I spend a lot of time listening to audiobooks. Here are some of my favorites from 2017.
These are audiobooks I purchased and listened to in 2017. They were not all necessarily released this year. (Though some were.)
Best of 2017: Origin: A Novel
Written by: Dan Brown
Narrated by: Paul Michael
Description: Where do we come from? Where are we going? The stunningly inventive new novel from the world’s most popular thriller writer. Origin is Dan Brown’s most brilliant and entertaining novel to date.
My take: Dan Brown is controversial among book lovers for some reason but I feel like his books are perfect for the audiobook format because the narration is excellent (Paul Michael has narrated all but one of the Robert Langdon novels), they’re well-researched, and the stories are interesting. I really enjoyed this one and feel that it is the best Langdon book since The Davinci Code. And there are some nice tie-ins with technology too, so it will be interesting to readers of this site.
Best non-fiction: The Man from the Train
Written by: Bill James, with Rachel McCarthy James
Narrated by: John Bedford Lloyd
Description: Using unprecedented, dramatically compelling sleuthing techniques, legendary statistician and baseball writer Bill James applies his analytical acumen to crack an unsolved century-old mystery surrounding one of the deadliest serial killers in American history. Between 1898 and 1912, families across the country were bludgeoned in their sleep with the blunt side of an axe. Jewelry and valuables were left in plain sight, bodies were piled together, faces covered with cloth. Some of these cases, like the infamous Villasca, Iowa, murders, received national attention. But few people believed the crimes were related.

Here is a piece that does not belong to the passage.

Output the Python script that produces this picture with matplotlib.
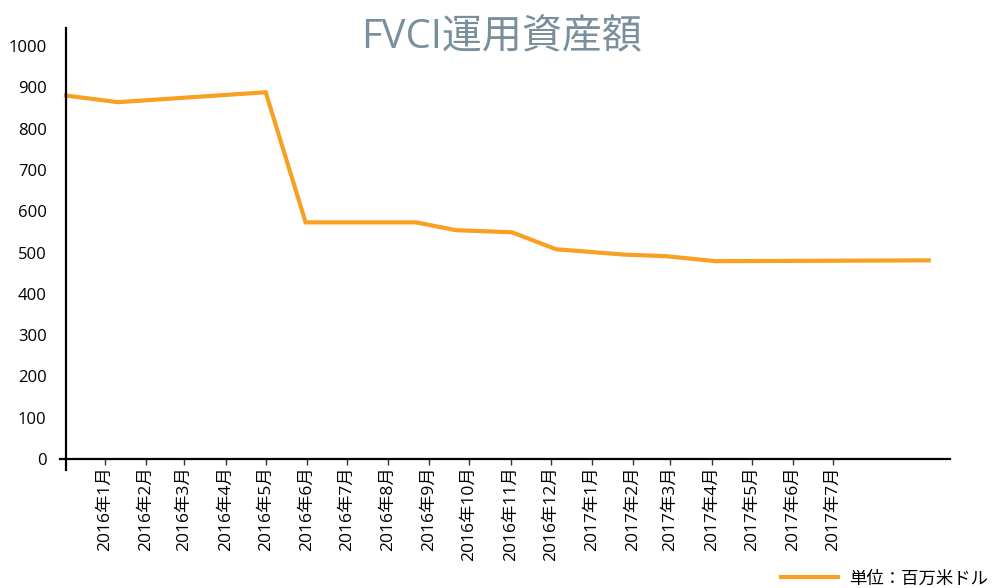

My take: This won’t be for everyone, I guess, but it was only narrowly not my favorite book overall from 2017. This is an amazing investigation, backed by incredible research, and told with great wit. The narration, too, is excellent, and while this book is over 17 hours long and took me quite a while to get through, I found myself inventing situations where listening further was possible. This was the audiobook version of “couldn’t put it down.” Amazing stuff.
Best Stephen King: ‘Salems Lot
Written by: Stephen King
Narrated by: Ron McLarty
Description: Ben Mears has returned to Jerusalem’s Lot in the hopes that living in an old mansion, long the subject of town lore, will help him cast out his own devils and provide inspiration for his new book. But when two young boys venture into the woods and only one comes out alive, Mears begins to realize that there may be something sinister at work and that his hometown is under siege by forces of darkness far beyond his control.
My take: ‘Salems Lot isn’t just one of Stephen King’s best books, it’s an excellent example of why he is one of our generation’s best authors. I listened to this one while reading It on Kindle, and they are similar in that King creates a believable town full of real people in both books. But ‘Salem’s Lotis, I think, the better of the two: It’s tighter, and shorter, and doesn’t feel overly-big for the topic. And like The Man from the Train, it’s hard to put down. So to speak.
More Stephen King
I am a big fan of Stephen King, so I usually have at least a handful of King books to read or listen to each year. Here are a few others I really enjoyed in 2017.
The Dead Zone. This one is well-read by James Franco, who also starred in the TV version of 11/22.63.
Gwendy’s Button Box. This is basically just two short stories, both of which are very enjoyable. Plus a nice conversation with the co-author of the title story.
Note: I partially listened to Sleeping Beauties, a new King book from this year, and The Gunslinger in 2017, too. But I couldn’t get into either one of them. (I liked the latter book quite a bit 30 years ago.)
Best of the rest
A few more notable listens from 2017…
The Russia House by John le Carré is one of my favorite books of all time, and I rewatch the movie version regularly. The audiobook version is good, but it has the sound quality of something that was recorded long ago, though it was fairly recent.
I was really looking forward to the next Andy Weir book since The Martian is arguably the single-best audiobook ever recorded. But Artemis is only good, so far—I’m only partially through it as a I write this—and doesn’t appear to rise to the same level. Part of the reason is the narration: Rosario Dawson handles these duties on Artemis and it’s fine. But R.C. Bray’s narration is what put The Martian over the top. He’s amazing.
The Subtle Art of Not Giving a F*ck by Mark Manson wins for the title, but its an enjoyable, funny, and modern take on the self-help thing.